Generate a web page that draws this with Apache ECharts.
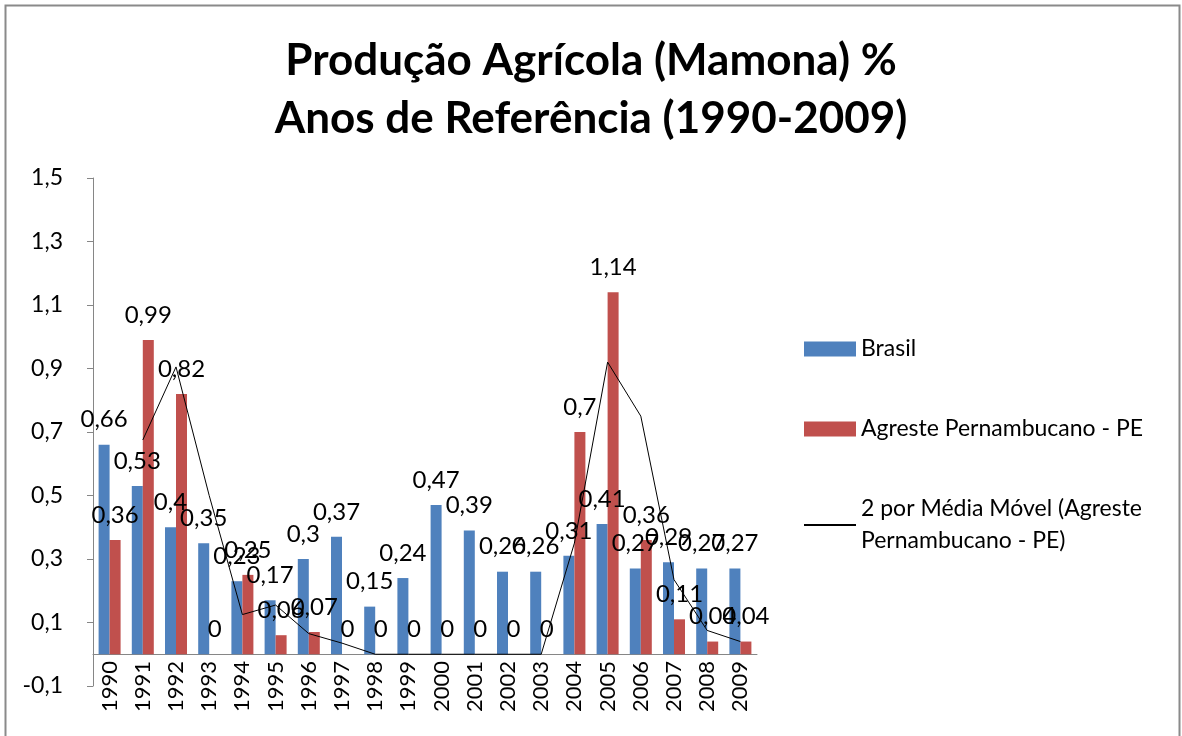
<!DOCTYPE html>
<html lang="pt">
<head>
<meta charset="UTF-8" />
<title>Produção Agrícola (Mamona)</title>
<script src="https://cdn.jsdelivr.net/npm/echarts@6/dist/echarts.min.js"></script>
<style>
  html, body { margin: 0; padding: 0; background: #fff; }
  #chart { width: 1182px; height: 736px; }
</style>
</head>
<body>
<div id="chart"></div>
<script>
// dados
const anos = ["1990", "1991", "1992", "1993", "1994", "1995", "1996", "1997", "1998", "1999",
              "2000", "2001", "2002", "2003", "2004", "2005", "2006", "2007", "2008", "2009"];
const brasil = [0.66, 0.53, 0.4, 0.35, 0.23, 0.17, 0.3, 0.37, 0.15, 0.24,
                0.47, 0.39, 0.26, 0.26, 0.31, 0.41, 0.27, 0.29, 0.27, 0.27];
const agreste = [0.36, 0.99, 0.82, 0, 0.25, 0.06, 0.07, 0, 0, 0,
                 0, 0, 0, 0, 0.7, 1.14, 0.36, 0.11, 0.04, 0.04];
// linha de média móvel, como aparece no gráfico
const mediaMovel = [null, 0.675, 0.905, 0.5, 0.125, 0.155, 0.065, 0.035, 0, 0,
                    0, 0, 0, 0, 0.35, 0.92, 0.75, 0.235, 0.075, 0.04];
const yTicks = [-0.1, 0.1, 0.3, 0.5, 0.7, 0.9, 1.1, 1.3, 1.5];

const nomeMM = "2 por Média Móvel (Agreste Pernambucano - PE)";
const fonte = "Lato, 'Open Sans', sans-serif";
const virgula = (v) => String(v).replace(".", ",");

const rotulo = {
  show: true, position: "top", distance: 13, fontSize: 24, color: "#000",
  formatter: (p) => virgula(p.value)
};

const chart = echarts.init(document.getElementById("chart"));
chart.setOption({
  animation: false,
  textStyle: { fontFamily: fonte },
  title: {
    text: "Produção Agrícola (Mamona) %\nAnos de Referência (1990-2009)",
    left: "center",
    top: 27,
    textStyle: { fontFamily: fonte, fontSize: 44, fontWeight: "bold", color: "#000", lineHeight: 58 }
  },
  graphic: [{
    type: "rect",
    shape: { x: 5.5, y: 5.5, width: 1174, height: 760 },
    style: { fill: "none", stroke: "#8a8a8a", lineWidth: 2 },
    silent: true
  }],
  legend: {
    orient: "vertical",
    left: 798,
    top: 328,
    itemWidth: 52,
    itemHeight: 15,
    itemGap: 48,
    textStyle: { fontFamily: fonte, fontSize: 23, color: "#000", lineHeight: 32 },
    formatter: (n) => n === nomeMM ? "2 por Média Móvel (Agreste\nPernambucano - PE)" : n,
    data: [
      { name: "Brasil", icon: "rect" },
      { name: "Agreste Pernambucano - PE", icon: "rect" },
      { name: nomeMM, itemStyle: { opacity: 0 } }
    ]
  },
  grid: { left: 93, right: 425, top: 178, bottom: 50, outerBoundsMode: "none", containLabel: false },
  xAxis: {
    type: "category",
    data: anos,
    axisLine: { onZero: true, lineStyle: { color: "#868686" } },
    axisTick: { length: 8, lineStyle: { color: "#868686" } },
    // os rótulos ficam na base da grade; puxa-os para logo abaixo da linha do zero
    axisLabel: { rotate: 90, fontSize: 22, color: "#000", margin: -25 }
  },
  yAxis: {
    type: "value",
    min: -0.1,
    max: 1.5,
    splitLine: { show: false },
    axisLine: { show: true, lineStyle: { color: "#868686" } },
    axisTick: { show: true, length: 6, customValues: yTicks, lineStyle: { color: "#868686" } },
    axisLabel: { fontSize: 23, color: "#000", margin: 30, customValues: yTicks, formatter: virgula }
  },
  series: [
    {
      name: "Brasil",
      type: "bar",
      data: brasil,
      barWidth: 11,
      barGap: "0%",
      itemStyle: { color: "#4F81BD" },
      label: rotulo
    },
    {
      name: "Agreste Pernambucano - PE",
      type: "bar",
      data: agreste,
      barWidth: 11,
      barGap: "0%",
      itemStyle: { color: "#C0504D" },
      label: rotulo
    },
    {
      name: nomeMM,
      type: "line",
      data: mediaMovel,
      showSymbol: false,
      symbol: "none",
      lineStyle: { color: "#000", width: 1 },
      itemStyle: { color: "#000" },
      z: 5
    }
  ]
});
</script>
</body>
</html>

———

* _WHAT IS REQUIRED_:
Write out the listing above again, exactly, but with no pictures in the copy.

* _EXERCISE OUTPUT_:
Generate a web page that draws this with Apache ECharts.
<!DOCTYPE html>
<html lang="pt">
<head>
<meta charset="UTF-8" />
<title>Produção Agrícola (Mamona)</title>
<script src="https://cdn.jsdelivr.net/npm/echarts@6/dist/echarts.min.js"></script>
<style>
  html, body { margin: 0; padding: 0; background: #fff; }
  #chart { width: 1182px; height: 736px; }
</style>
</head>
<body>
<div id="chart"></div>
<script>
// dados
const anos = ["1990", "1991", "1992", "1993", "1994", "1995", "1996", "1997", "1998", "1999",
              "2000", "2001", "2002", "2003", "2004", "2005", "2006", "2007", "2008", "2009"];
const brasil = [0.66, 0.53, 0.4, 0.35, 0.23, 0.17, 0.3, 0.37, 0.15, 0.24,
                0.47, 0.39, 0.26, 0.26, 0.31, 0.41, 0.27, 0.29, 0.27, 0.27];
const agreste = [0.36, 0.99, 0.82, 0, 0.25, 0.06, 0.07, 0, 0, 0,
                 0, 0, 0, 0, 0.7, 1.14, 0.36, 0.11, 0.04, 0.04];
// linha de média móvel, como aparece no gráfico
const mediaMovel = [null, 0.675, 0.905, 0.5, 0.125, 0.155, 0.065, 0.035, 0, 0,
                    0, 0, 0, 0, 0.35, 0.92, 0.75, 0.235, 0.075, 0.04];
const yTicks = [-0.1, 0.1, 0.3, 0.5, 0.7, 0.9, 1.1, 1.3, 1.5];

const nomeMM = "2 por Média Móvel (Agreste Pernambucano - PE)";
const fonte = "Lato, 'Open Sans', sans-serif";
const virgula = (v) => String(v).replace(".", ",");

const rotulo = {
  show: true, position: "top", distance: 13, fontSize: 24, color: "#000",
  formatter: (p) => virgula(p.value)
};

const chart = echarts.init(document.getElementById("chart"));
chart.setOption({
  animation: false,
  textStyle: { fontFamily: fonte },
  title: {
    text: "Produção Agrícola (Mamona) %\nAnos de Referência (1990-2009)",
    left: "center",
    top: 27,
    textStyle: { fontFamily: fonte, fontSize: 44, fontWeight: "bold", color: "#000", lineHeight: 58 }
  },
  graphic: [{
    type: "rect",
    shape: { x: 5.5, y: 5.5, width: 1174, height: 760 },
    style: { fill: "none", stroke: "#8a8a8a", lineWidth: 2 },
    silent: true
  }],
  legend: {
    orient: "vertical",
    left: 798,
    top: 328,
    itemWidth: 52,
    itemHeight: 15,
    itemGap: 48,
    textStyle: { fontFamily: fonte, fontSize: 23, color: "#000", lineHeight: 32 },
    formatter: (n) => n === nomeMM ? "2 por Média Móvel (Agreste\nPernambucano - PE)" : n,
    data: [
      { name: "Brasil", icon: "rect" },
      { name: "Agreste Pernambucano - PE", icon: "rect" },
      { name: nomeMM, itemStyle: { opacity: 0 } }
    ]
  },
  grid: { left: 93, right: 425, top: 178, bottom: 50, outerBoundsMode: "none", containLabel: false },
  xAxis: {
    type: "category",
    data: anos,
    axisLine: { onZero: true, lineStyle: { color: "#868686" } },
    axisTick: { length: 8, lineStyle: { color: "#868686" } },
    // os rótulos ficam na base da grade; puxa-os para logo abaixo da linha do zero
    axisLabel: { rotate: 90, fontSize: 22, color: "#000", margin: -25 }
  },
  yAxis: {
    type: "value",
    min: -0.1,
    max: 1.5,
    splitLine: { show: false },
    axisLine: { show: true, lineStyle: { color: "#868686" } },
    axisTick: { show: true, length: 6, customValues: yTicks, lineStyle: { color: "#868686" } },
    axisLabel: { fontSize: 23, color: "#000", margin: 30, customValues: yTicks, formatter: virgula }
  },
  series: [
    {
      name: "Brasil",
      type: "bar",
      data: brasil,
      barWidth: 11,
      barGap: "0%",
      itemStyle: { color: "#4F81BD" },
      label: rotulo
    },
    {
      name: "Agreste Pernambucano - PE",
      type: "bar",
      data: agreste,
      barWidth: 11,
      barGap: "0%",
      itemStyle: { color: "#C0504D" },
      label: rotulo
    },
    {
      name: nomeMM,
      type: "line",
      data: mediaMovel,
      showSymbol: false,
      symbol: "none",
      lineStyle: { color: "#000", width: 1 },
      itemStyle: { color: "#000" },
      z: 5
    }
  ]
});
</script>
</body>
</html>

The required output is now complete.